Briana Hurst has labored in a consistent effort to refine her bibliography of print library catalogues that document music copyist’s hands. Her bibliography is extensively annotated to show the varying approaches and detail of documentation found in each of these sources. Her final draft includes more than 400 items. Briana also worked on geographical and name indexes. Given the resources available, Briana took the project as far as she could, but as indicated above, it is not ready for publication. I accept responsibility for my error in under estimating the work required for the bibliography.
Expenditure of the Budget
The original proposal outlined the following use of financial resources:
|Undergraduate Wages ($9.50 x 20 hours per week x 25 weeks)||$4,750|
|Graduate Wages ($9.50 x 20 hours per week x 25 weeks)||$4,750|
|Student Travel to Moscow (airfare, hotel, and meals for two students, 7 days)||$5,700|
The funds were expended as originally projected with two exceptions:
- Lindsay’s travel arrangements were slightly modified to facilitate the one-week visit to Brussels. Her total travel costs remained about the same because most airfares to Moscow already required an additional segment of travel from a European gateway.
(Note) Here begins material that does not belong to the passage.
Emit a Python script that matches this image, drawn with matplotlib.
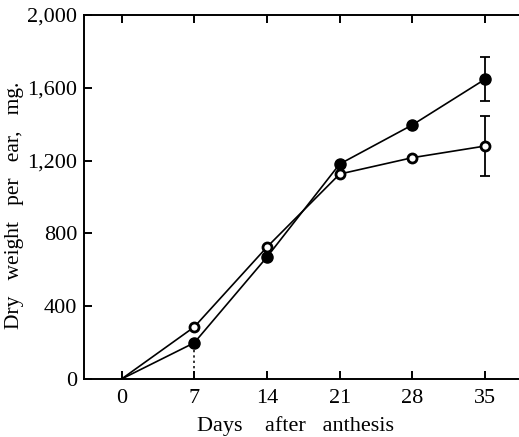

- Due to an unfortunate set of circumstance, beyond Lindsay’s control, she missed her return flight from Moscow. As a result she was forced to encumber about $700 in additional airfare. Because the circumstances truly were beyond her control, I decided to reimburse this loss from her remaining student wages. As a result she had less time available to work on the remaining aspects of the prototype index.
All travel funds and student wages were expended by the end of August 2010. I believe that the students have used their time effectively and worked diligently throughout the year of grant funding.